> Required work: Set down all of the data that follows word for word, without the images.

> Collected material:
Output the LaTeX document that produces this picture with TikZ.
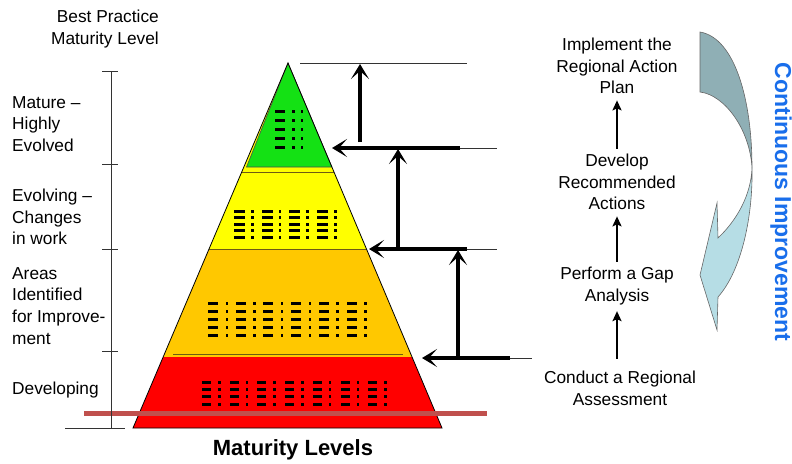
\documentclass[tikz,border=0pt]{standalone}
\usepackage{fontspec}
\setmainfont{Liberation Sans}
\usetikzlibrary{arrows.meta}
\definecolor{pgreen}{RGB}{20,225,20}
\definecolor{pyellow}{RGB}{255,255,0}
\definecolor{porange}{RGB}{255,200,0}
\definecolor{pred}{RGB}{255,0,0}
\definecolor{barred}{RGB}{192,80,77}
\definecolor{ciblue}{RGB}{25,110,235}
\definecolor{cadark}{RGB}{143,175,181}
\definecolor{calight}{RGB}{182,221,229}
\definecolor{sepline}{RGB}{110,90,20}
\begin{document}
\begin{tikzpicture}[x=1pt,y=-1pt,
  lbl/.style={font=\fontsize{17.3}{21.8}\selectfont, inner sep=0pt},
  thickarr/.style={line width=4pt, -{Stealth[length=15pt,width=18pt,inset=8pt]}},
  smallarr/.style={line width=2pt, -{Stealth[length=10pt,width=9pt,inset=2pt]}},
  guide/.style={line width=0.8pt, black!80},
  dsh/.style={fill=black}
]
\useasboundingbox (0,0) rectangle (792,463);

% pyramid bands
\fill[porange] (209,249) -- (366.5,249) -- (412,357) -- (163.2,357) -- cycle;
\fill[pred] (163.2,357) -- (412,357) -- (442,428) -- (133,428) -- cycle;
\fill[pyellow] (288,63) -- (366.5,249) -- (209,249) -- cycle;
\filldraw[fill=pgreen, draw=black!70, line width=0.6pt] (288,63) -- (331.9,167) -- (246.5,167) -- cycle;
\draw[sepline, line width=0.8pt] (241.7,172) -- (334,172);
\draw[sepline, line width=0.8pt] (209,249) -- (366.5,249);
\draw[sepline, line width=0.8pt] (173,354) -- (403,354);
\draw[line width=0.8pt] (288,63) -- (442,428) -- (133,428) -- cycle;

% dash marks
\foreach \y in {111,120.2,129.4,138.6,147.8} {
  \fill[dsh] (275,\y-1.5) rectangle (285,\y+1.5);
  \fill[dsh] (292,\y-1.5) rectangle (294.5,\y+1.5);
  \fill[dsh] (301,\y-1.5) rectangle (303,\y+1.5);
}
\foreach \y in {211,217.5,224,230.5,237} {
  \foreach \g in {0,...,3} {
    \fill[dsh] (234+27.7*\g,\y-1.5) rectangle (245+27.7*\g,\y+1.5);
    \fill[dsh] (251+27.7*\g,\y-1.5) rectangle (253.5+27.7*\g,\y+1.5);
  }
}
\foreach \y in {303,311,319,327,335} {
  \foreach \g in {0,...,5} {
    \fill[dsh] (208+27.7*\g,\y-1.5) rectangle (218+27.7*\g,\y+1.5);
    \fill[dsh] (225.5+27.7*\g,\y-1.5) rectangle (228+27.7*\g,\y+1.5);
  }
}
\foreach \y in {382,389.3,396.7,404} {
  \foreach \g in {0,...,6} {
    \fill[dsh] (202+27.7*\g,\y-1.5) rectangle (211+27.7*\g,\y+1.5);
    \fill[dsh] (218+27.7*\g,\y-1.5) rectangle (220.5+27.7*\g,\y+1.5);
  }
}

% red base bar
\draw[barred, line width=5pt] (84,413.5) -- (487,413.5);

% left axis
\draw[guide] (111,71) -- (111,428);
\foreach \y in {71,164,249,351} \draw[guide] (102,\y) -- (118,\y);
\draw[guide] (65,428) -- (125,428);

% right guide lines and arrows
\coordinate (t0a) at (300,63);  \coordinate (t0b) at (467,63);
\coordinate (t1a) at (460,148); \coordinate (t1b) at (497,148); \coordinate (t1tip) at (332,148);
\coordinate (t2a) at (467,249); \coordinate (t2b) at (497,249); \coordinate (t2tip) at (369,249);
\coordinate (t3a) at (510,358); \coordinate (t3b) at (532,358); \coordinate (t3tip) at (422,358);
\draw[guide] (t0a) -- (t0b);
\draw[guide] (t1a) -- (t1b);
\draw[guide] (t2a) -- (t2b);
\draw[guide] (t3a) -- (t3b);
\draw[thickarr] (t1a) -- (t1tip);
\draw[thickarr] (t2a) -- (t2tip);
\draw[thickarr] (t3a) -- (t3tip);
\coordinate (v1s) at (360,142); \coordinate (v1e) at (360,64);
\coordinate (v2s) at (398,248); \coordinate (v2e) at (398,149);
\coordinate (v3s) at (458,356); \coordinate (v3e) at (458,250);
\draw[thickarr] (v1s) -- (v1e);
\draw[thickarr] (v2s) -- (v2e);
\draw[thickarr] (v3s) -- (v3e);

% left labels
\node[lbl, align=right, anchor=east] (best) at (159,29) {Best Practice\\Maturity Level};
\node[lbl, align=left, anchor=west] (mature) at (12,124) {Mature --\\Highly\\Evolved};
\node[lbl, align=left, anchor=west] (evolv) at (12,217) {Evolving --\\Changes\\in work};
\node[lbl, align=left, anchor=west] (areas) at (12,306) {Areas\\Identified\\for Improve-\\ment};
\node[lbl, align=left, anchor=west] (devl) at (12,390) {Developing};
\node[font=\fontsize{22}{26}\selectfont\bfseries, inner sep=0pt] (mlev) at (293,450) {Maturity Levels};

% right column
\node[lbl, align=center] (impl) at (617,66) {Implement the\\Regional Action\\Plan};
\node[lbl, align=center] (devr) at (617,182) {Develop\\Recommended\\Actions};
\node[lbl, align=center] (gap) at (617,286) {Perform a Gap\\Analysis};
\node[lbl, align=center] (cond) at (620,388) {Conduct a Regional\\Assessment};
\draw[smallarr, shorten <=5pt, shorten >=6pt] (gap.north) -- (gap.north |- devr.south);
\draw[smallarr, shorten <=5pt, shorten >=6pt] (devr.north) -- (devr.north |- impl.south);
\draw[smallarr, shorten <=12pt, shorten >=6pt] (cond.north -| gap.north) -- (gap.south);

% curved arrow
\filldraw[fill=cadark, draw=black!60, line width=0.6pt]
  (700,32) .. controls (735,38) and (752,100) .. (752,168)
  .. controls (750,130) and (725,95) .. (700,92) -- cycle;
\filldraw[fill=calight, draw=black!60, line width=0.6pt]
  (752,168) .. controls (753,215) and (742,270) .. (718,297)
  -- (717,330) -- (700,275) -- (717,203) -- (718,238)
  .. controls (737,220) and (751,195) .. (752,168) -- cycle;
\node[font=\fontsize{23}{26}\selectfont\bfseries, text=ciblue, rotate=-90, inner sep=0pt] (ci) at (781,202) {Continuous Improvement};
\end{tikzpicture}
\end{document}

> Answer to the problem:
Output the LaTeX document that produces this picture with TikZ.
\documentclass[tikz,border=0pt]{standalone}
\usepackage{fontspec}
\setmainfont{Liberation Sans}
\usetikzlibrary{arrows.meta}
\definecolor{pgreen}{RGB}{20,225,20}
\definecolor{pyellow}{RGB}{255,255,0}
\definecolor{porange}{RGB}{255,200,0}
\definecolor{pred}{RGB}{255,0,0}
\definecolor{barred}{RGB}{192,80,77}
\definecolor{ciblue}{RGB}{25,110,235}
\definecolor{cadark}{RGB}{143,175,181}
\definecolor{calight}{RGB}{182,221,229}
\definecolor{sepline}{RGB}{110,90,20}
\begin{document}
\begin{tikzpicture}[x=1pt,y=-1pt,
  lbl/.style={font=\fontsize{17.3}{21.8}\selectfont, inner sep=0pt},
  thickarr/.style={line width=4pt, -{Stealth[length=15pt,width=18pt,inset=8pt]}},
  smallarr/.style={line width=2pt, -{Stealth[length=10pt,width=9pt,inset=2pt]}},
  guide/.style={line width=0.8pt, black!80},
  dsh/.style={fill=black}
]
\useasboundingbox (0,0) rectangle (792,463);

% pyramid bands
\fill[porange] (209,249) -- (366.5,249) -- (412,357) -- (163.2,357) -- cycle;
\fill[pred] (163.2,357) -- (412,357) -- (442,428) -- (133,428) -- cycle;
\fill[pyellow] (288,63) -- (366.5,249) -- (209,249) -- cycle;
\filldraw[fill=pgreen, draw=black!70, line width=0.6pt] (288,63) -- (331.9,167) -- (246.5,167) -- cycle;
\draw[sepline, line width=0.8pt] (241.7,172) -- (334,172);
\draw[sepline, line width=0.8pt] (209,249) -- (366.5,249);
\draw[sepline, line width=0.8pt] (173,354) -- (403,354);
\draw[line width=0.8pt] (288,63) -- (442,428) -- (133,428) -- cycle;

% dash marks
\foreach \y in {111,120.2,129.4,138.6,147.8} {
  \fill[dsh] (275,\y-1.5) rectangle (285,\y+1.5);
  \fill[dsh] (292,\y-1.5) rectangle (294.5,\y+1.5);
  \fill[dsh] (301,\y-1.5) rectangle (303,\y+1.5);
}
\foreach \y in {211,217.5,224,230.5,237} {
  \foreach \g in {0,...,3} {
    \fill[dsh] (234+27.7*\g,\y-1.5) rectangle (245+27.7*\g,\y+1.5);
    \fill[dsh] (251+27.7*\g,\y-1.5) rectangle (253.5+27.7*\g,\y+1.5);
  }
}
\foreach \y in {303,311,319,327,335} {
  \foreach \g in {0,...,5} {
    \fill[dsh] (208+27.7*\g,\y-1.5) rectangle (218+27.7*\g,\y+1.5);
    \fill[dsh] (225.5+27.7*\g,\y-1.5) rectangle (228+27.7*\g,\y+1.5);
  }
}
\foreach \y in {382,389.3,396.7,404} {
  \foreach \g in {0,...,6} {
    \fill[dsh] (202+27.7*\g,\y-1.5) rectangle (211+27.7*\g,\y+1.5);
    \fill[dsh] (218+27.7*\g,\y-1.5) rectangle (220.5+27.7*\g,\y+1.5);
  }
}

% red base bar
\draw[barred, line width=5pt] (84,413.5) -- (487,413.5);

% left axis
\draw[guide] (111,71) -- (111,428);
\foreach \y in {71,164,249,351} \draw[guide] (102,\y) -- (118,\y);
\draw[guide] (65,428) -- (125,428);

% right guide lines and arrows
\coordinate (t0a) at (300,63);  \coordinate (t0b) at (467,63);
\coordinate (t1a) at (460,148); \coordinate (t1b) at (497,148); \coordinate (t1tip) at (332,148);
\coordinate (t2a) at (467,249); \coordinate (t2b) at (497,249); \coordinate (t2tip) at (369,249);
\coordinate (t3a) at (510,358); \coordinate (t3b) at (532,358); \coordinate (t3tip) at (422,358);
\draw[guide] (t0a) -- (t0b);
\draw[guide] (t1a) -- (t1b);
\draw[guide] (t2a) -- (t2b);
\draw[guide] (t3a) -- (t3b);
\draw[thickarr] (t1a) -- (t1tip);
\draw[thickarr] (t2a) -- (t2tip);
\draw[thickarr] (t3a) -- (t3tip);
\coordinate (v1s) at (360,142); \coordinate (v1e) at (360,64);
\coordinate (v2s) at (398,248); \coordinate (v2e) at (398,149);
\coordinate (v3s) at (458,356); \coordinate (v3e) at (458,250);
\draw[thickarr] (v1s) -- (v1e);
\draw[thickarr] (v2s) -- (v2e);
\draw[thickarr] (v3s) -- (v3e);

% left labels
\node[lbl, align=right, anchor=east] (best) at (159,29) {Best Practice\\Maturity Level};
\node[lbl, align=left, anchor=west] (mature) at (12,124) {Mature --\\Highly\\Evolved};
\node[lbl, align=left, anchor=west] (evolv) at (12,217) {Evolving --\\Changes\\in work};
\node[lbl, align=left, anchor=west] (areas) at (12,306) {Areas\\Identified\\for Improve-\\ment};
\node[lbl, align=left, anchor=west] (devl) at (12,390) {Developing};
\node[font=\fontsize{22}{26}\selectfont\bfseries, inner sep=0pt] (mlev) at (293,450) {Maturity Levels};

% right column
\node[lbl, align=center] (impl) at (617,66) {Implement the\\Regional Action\\Plan};
\node[lbl, align=center] (devr) at (617,182) {Develop\\Recommended\\Actions};
\node[lbl, align=center] (gap) at (617,286) {Perform a Gap\\Analysis};
\node[lbl, align=center] (cond) at (620,388) {Conduct a Regional\\Assessment};
\draw[smallarr, shorten <=5pt, shorten >=6pt] (gap.north) -- (gap.north |- devr.south);
\draw[smallarr, shorten <=5pt, shorten >=6pt] (devr.north) -- (devr.north |- impl.south);
\draw[smallarr, shorten <=12pt, shorten >=6pt] (cond.north -| gap.north) -- (gap.south);

% curved arrow
\filldraw[fill=cadark, draw=black!60, line width=0.6pt]
  (700,32) .. controls (735,38) and (752,100) .. (752,168)
  .. controls (750,130) and (725,95) .. (700,92) -- cycle;
\filldraw[fill=calight, draw=black!60, line width=0.6pt]
  (752,168) .. controls (753,215) and (742,270) .. (718,297)
  -- (717,330) -- (700,275) -- (717,203) -- (718,238)
  .. controls (737,220) and (751,195) .. (752,168) -- cycle;
\node[font=\fontsize{23}{26}\selectfont\bfseries, text=ciblue, rotate=-90, inner sep=0pt] (ci) at (781,202) {Continuous Improvement};
\end{tikzpicture}
\end{document}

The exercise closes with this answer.